The decision to kill Firefox Home wasn’t surprising; it was never a full-fledged browser. Instead, it was a Safari add-on that allowed users to synch bookmarks, open tabs, and browsing history between a laptop running Firefox and an iPhone. I never could get it to run decently on my iPhone, and I ditched it pretty quickly. It’s one of the few, maybe the only, Mozilla product I really didn’t like.

There is a version of Firefox for Android, although it doesn’t necessarily run on all flavors of the operating system and the many Android smartphones on the market. (Here’s Mozilla guide to Firefox on Android.)

If you’re curious, here’s the scoop on Apple and browser developers: Apple won’t let real browsers compete with Safari in the iTunes Store. Instead, developers must build wrappers around its Safari browser.
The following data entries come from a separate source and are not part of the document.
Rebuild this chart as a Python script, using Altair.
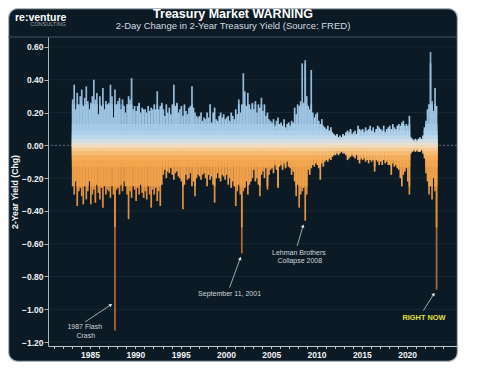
import math
import altair as alt
import pandas as pd

# ---- data: 2-day change in 2-yr yield, bimonthly extremes (hundredths of a pct point), 6 per year from 1983
pos_1980s = [28, 37, 22, 32, 25, 30,  34, 24, 29, 36, 27, 22,  26, 30, 40, 28, 32, 19,
             30, 24, 35, 22, 27, 25,  26, 37, 30, 17, 34, 25,  27, 29, 22, 28, 24, 20,
             25, 30, 28, 41, 22, 24]
pos_1990s = [21, 24, 26, 20, 23, 22,  22, 20, 24, 21, 23, 22,  25, 22, 33, 22, 24, 26,
             22, 18, 25, 20, 23, 19,  25, 37, 24, 26, 20, 22,  24, 18, 25, 21, 19, 23,
             24, 36, 23, 20, 18, 17,  18, 20, 15, 17, 16, 20,  17, 25, 14, 20, 23, 16,
             15, 18, 20, 17, 19, 16]
pos_2000s = [17, 18, 15, 20, 18, 16,  22, 19, 28, 20, 25, 44,  33, 24, 32, 25, 22, 26,
             22, 27, 20, 25, 23, 29,  21, 25, 18, 20, 16, 15,  14, 16, 12, 15, 17, 13,
             14, 12, 16, 11, 13, 14,  12, 15, 14, 23, 19, 25,  24, 27, 50, 26, 52, 30,
             24, 22, 46, 20, 17, 19]
pos_2010s = [20, 15, 13, 16, 12, 11,  10, 12, 9, 11, 8, 7,  6, 7, 5, 6, 5, 7,
             6, 8, 9, 8, 10, 7,  8, 9, 7, 12, 10, 9,  10, 8, 11, 9, 10, 12,
             9, 11, 8, 10, 12, 11,  10, 9, 12, 8, 10, 11,  12, 10, 13, 11, 10, 12,
             13, 12, 14, 15, 12, 13]
pos_2020s = [12, 18, 5, 4, 3, 4,  3, 4, 5, 4, 6, 11,  15, 22, 25, 57, 27, 21,  35, 24]

neg_1980s = [25, 30, 22, 37, 28, 26,  31, 36, 25, 33, 28, 22,  36, 30, 27, 35, 24, 29,
             33, 26, 38, 25, 30, 27,  28, 32, 25, 30, 113, 27,  26, 30, 24, 28, 22, 25,
             30, 45, 28, 32, 25, 27]
neg_1990s = [34, 26, 30, 24, 29, 32,  28, 33, 25, 30, 38, 27,  30, 26, 34, 28, 37, 24,
             18, 15, 20, 16, 17, 14,  18, 21, 17, 16, 19, 20,  22, 39, 24, 18, 21, 20,
             17, 25, 22, 31, 20, 18,  19, 21, 18, 17, 20, 25,  18, 21, 19, 24, 35, 20,
             17, 20, 22, 18, 19, 21]
neg_2000s = [18, 24, 20, 26, 22, 25,  37, 28, 24, 30, 66, 28,  26, 22, 30, 24, 22, 20,
             15, 22, 20, 24, 31, 18,  16, 20, 14, 27, 18, 15,  14, 17, 12, 15, 26, 13,
             12, 15, 11, 14, 10, 13,  14, 18, 16, 22, 31, 24,  38, 30, 28, 26, 46, 30,
             15, 18, 14, 12, 13, 11]
neg_2010s = [12, 14, 21, 11, 13, 10,  9, 10, 8, 9, 7, 6,  6, 5, 6, 5, 4, 5,
             5, 6, 9, 8, 7, 6,  7, 8, 6, 9, 11, 8,  9, 8, 10, 9, 11, 9,
             10, 9, 16, 9, 10, 12,  10, 12, 9, 11, 10, 12,  12, 18, 11, 13, 12, 14,
             15, 20, 25, 18, 16, 14]
neg_2020s = [22, 30, 5, 4, 3, 4,  3, 4, 4, 3, 5, 8,  17, 22, 30, 25, 33, 20,  28, 88]

start_year = 1983
slots_per_year = 6

y_ticks = [-1.2, -1.0, -0.8, -0.6, -0.4, -0.2, 0.0, 0.2, 0.4, 0.6]
x_ticks = list(range(1981, 2025))

# annotations (data coordinates)
ann_text = ["1987 Flash", "Crash", "September 11, 2001", "Lehman Brothers", "Collapse 2008"]
ann_tx = [1984.41, 1984.52, 2000.40, 2008.05, 2008.15]
ann_ty = [-1.111, -1.160, -0.908, -0.658, -0.707]
now_text = ["RIGHT NOW"]
now_tx = [2021.86]
now_ty = [-1.051]
arr_x0 = [1984.46, 2000.40, 2007.86, 2021.80]
arr_y0 = [-1.077, -0.868, -0.614, -1.008]
arr_x1 = [1987.29, 2001.58, 2008.51, 2022.94]
arr_y1 = [-0.973, -0.689, -0.492, -0.908]

# ---- layout / style
W, H = 409, 309
XDOM = [1980.908, 2024.954]
YDOM = [-1.224, 0.661]
FONT = "Liberation Sans"
PANEL = "#0b1a25"

bps = [0, 0.015, 0.035, 0.06, 0.09, 0.13, 0.25, 0.5, 9]
pos_cols = ["#e8e1d2", "#d6dfe2", "#c0d9ea", "#afd0ea", "#a6cbe7", "#9dc4e2", "#93bad9", "#87adcc"]
neg_cols = ["#f2dcbc", "#f5cc96", "#f6bc74", "#f5ae5c", "#f3a74f", "#efa04a", "#e3923f", "#b86a2e"]

pos_all = pos_1980s + pos_1990s + pos_2000s + pos_2010s + pos_2020s
neg_all = neg_1980s + neg_1990s + neg_2000s + neg_2010s + neg_2020s

# each colour band is drawn from zero out to its outer edge; outer bands first so inner ones sit on top
recs = []
for k in reversed(range(len(bps) - 1)):
    lo, hi = bps[k], bps[k + 1]
    for i, (p, q) in enumerate(zip(pos_all, neg_all)):
        x = start_year + (i + 0.5) / slots_per_year
        for sign, mag, pre in ((1, p / 100, "p"), (-1, q / 100, "n")):
            if mag > lo:
                recs.append({"x": x, "y0": 0.0, "y1": sign * min(mag, hi), "seg": f"{pre}{k}"})
bars_df = pd.DataFrame(recs)
seg_dom = [f"p{k}" for k in range(len(pos_cols))] + [f"n{k}" for k in range(len(neg_cols))]
seg_rng = pos_cols + neg_cols

xscale = alt.Scale(domain=XDOM, nice=False, zero=False)
yscale = alt.Scale(domain=YDOM, nice=False, zero=False)

xaxis = alt.Axis(values=x_ticks, format="d", labelExpr="datum.value % 5 == 0 ? datum.label : ''",
                 labelOverlap=False, labelFont=FONT, labelFontSize=8.5, labelFontWeight="bold",
                 labelColor="#f2f4f5", tickColor="#b8c0c6", tickSize=2.5, labelPadding=1.5,
                 domainColor="#c0c8cd", domainWidth=1, grid=False, title=None, zindex=1)
yaxis = alt.Axis(values=y_ticks, format=".2f", labelOverlap=False, labelFont=FONT, labelFontSize=8.5,
                 labelFontWeight="bold", labelColor="#f2f4f5", tickColor="#aab3b9", tickSize=4,
                 labelPadding=1, domainColor="#aab3b9", domainWidth=1, grid=False,
                 title="2-Year Yield (Chg)", titleFont=FONT, titleFontSize=8.7, titleFontWeight="bold",
                 titleColor="#f2f4f5", titlePadding=2, zindex=1)

def X(field):
    return alt.X(field, scale=xscale, axis=xaxis)

def Y(field):
    return alt.Y(field, scale=yscale, axis=yaxis)

one = pd.DataFrame({"a": [0]})

panel = alt.Chart(one).mark_rect(fill=PANEL, stroke="#aeb6bc", strokeWidth=1.2, cornerRadius=9).encode(
    x=alt.value(-39.4), x2=alt.value(409.4), y=alt.value(-28.4), y2=alt.value(324.4))

header_line = alt.Chart(one).mark_rule(color="#55636d", strokeWidth=0.8).encode(
    x=alt.value(-40), x2=alt.value(409), y=alt.value(0))

grid = alt.Chart(pd.DataFrame({"v": y_ticks})).mark_rule(color="#1b2d39", strokeWidth=0.8).encode(
    y=Y("v:Q"))

zero = alt.Chart(pd.DataFrame({"v": [0.0]})).mark_rule(color="#6b7b86", strokeWidth=0.8, strokeDash=[2, 2]).encode(
    y=Y("v:Q"))

bars = alt.Chart(bars_df).mark_bar(size=1.7).encode(
    x=X("x:Q"),
    y=Y("y0:Q"),
    y2="y1:Q",
    color=alt.Color("seg:N", scale=alt.Scale(domain=seg_dom, range=seg_rng), legend=None),
)

px_x = W / (XDOM[1] - XDOM[0])
px_y = H / (YDOM[1] - YDOM[0])
arr_df = pd.DataFrame({"x0": arr_x0, "y0": arr_y0, "x1": arr_x1, "y1": arr_y1})
arr_df["ang"] = [
    (math.degrees(math.atan2((b - a) * px_x, (d - c) * px_y)) + 360) % 360
    for a, b, c, d in zip(arr_x0, arr_x1, arr_y0, arr_y1)
]

arrows = alt.Chart(arr_df).mark_rule(color="#c3cbd0", strokeWidth=0.8).encode(
    x=X("x0:Q"), y=Y("y0:Q"), x2="x1:Q", y2="y1:Q")
heads = alt.Chart(arr_df).mark_point(shape="triangle-up", filled=True, size=14, color="#e0e6ea", opacity=1).encode(
    x=X("x1:Q"), y=Y("y1:Q"), angle=alt.Angle("ang:Q", scale=None))

ann = alt.Chart(pd.DataFrame({"t": ann_text, "x": ann_tx, "y": ann_ty})).mark_text(
    font=FONT, fontSize=7, color="#d0d6da", baseline="middle", align="center").encode(
    x=X("x:Q"), y=Y("y:Q"), text="t:N")
now = alt.Chart(pd.DataFrame({"t": now_text, "x": now_tx, "y": now_ty})).mark_text(
    font=FONT, fontSize=7.4, fontWeight="bold", color="#e0e23a", baseline="middle", align="center").encode(
    x=X("x:Q"), y=Y("y:Q"), text="t:N")

def txt(s, x, y, **kw):
    return alt.Chart(pd.DataFrame({"t": [s]})).mark_text(font=FONT, baseline="alphabetic", **kw).encode(
        x=alt.value(x), y=alt.value(y), text="t:N")

title = txt("Treasury Market WARNING", 185, -18.7, fontSize=12.5, fontWeight="bold", color="#ffffff", align="center")
subtitle = txt("2-Day Change in 2-Year Treasury Yield (Source: FRED)", 185, -7.7, fontSize=9.5,
               color="#d5dbe0", align="center")
logo = txt("re:venture", -33, -16.3, fontSize=10.5, fontWeight="bold", color="#ffffff", align="left")
logo2 = txt("CONSULTING", 18, -10.8, fontSize=5.5, color="#9aa4ab", align="right")

chart = alt.layer(panel, header_line, grid, zero, bars, arrows, heads, ann, now,
                  title, subtitle, logo, logo2).properties(
    width=W, height=H,
    padding={"left": 40, "top": 29, "right": 2, "bottom": 16},
    autosize=alt.AutoSizeParams(type="none"),
    background="white",
).configure_view(strokeWidth=0)

chart.save("out.html", embed_options={"renderer": "svg", "actions": False})
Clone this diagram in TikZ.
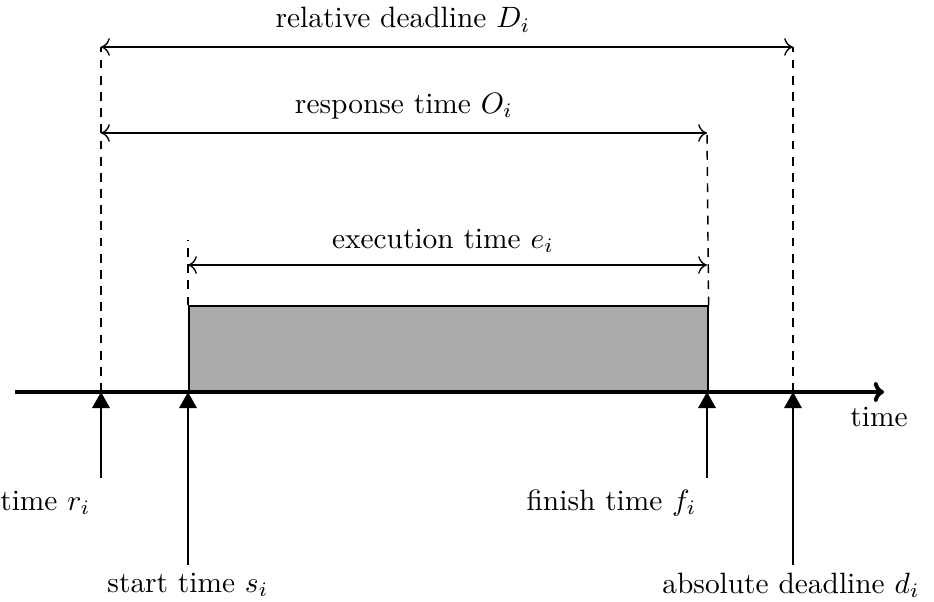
\documentclass[tikz,border=0pt]{standalone}
\usetikzlibrary{arrows.meta}
\begin{document}
\begin{tikzpicture}[x=0.34pt,y=-0.34pt,
  dimline/.style={{To[length=3pt,width=6pt]}-{To[length=3pt,width=6pt]}, line width=0.45pt},
  guide/.style={dash pattern=on 3pt off 2.5pt, line width=0.5pt},
  evarrow/.style={-{Triangle[length=5.5pt,width=6pt]}, line width=0.55pt},
  lbl/.style={inner sep=0pt}]
\useasboundingbox (0,0) rectangle (934,602);
% coordinates on the axis
\coordinate (r) at (101,392);
\coordinate (s) at (188,392);
\coordinate (f) at (707,392);
\coordinate (d) at (793,392);
\coordinate (ax0) at (15,392);
\coordinate (ax1) at (884,392);
% job box
\node[draw, fill={rgb,255:red,170;green,170;blue,170}, line width=0.55pt, inner sep=0pt, anchor=south west,
  minimum width=519*0.34pt, minimum height=85*0.34pt] (job) at (s) {};
% guides
\coordinate (rtop) at (101,47);
\coordinate (dtop) at (793,47);
\coordinate (ftop) at (707,133);
\coordinate (stop) at (188,240);
\draw[guide] (r) -- (rtop);
\draw[guide] (d) -- (dtop);
\draw[guide] (job.north east) -- (ftop);
\draw[guide] (job.north west) -- (stop);
% dimension lines
\coordinate (D0) at (101,47); \coordinate (D1) at (793,47);
\coordinate (O0) at (101,133); \coordinate (O1) at (707,133);
\coordinate (e0) at (188,265); \coordinate (e1) at (707,265);
\draw[dimline] (D0) -- (D1);
\draw[dimline] (O0) -- (O1);
\draw[dimline] (e0) -- (e1);
\node[lbl] (Dl) at (403,20) {relative deadline $D_i$};
\node[lbl] (Ol) at (404,106) {response time $O_i$};
\node[lbl] (el) at (443,241) {execution time $e_i$};
% axis
\draw[line width=1.35pt, -{To[length=3.5pt,width=7pt,line width=1.35pt]}] (ax0) -- (ax1);
\node[lbl] (tl) at (879,417) {time};
% event arrows
\coordinate (rb) at (101,478);
\coordinate (sb) at (188,565);
\coordinate (fb) at (707,478);
\coordinate (db) at (793,565);
\draw[evarrow] (rb) -- (r);
\draw[evarrow] (sb) -- (s);
\draw[evarrow] (fb) -- (f);
\draw[evarrow] (db) -- (d);
\node[lbl, anchor=east] (rl) at (91,503) {time $r_i$};
\node[lbl] (sl) at (188,585) {start time $s_i$};
\node[lbl, anchor=east] (fl) at (697,503) {finish time $f_i$};
\node[lbl] (dl) at (791,585) {absolute deadline $d_i$};
\end{tikzpicture}
\end{document}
While developers of some decent alternative browsers, Opera Mini comes to mind, manage to live with that restriction, Mozilla decided it could not and pulled the plug. I’m not blaming Apple. Keeping very tight control over its platform and applications that run on it has helped create a very solid experience for users of iPhones and iPads. Google, on the other hand, has opted for a much more open approach. That gives developers a lot more freedom to develop applications, but sometimes results in seriously flawed and insecure apps.

In the long run, the choice of mobile browsers is becoming much less significant as apps, not Web pages viewed via browsers, become more and more central to mobile computing. Still, I’m sorry that I’ll never be able to load Firefox on my iPhone.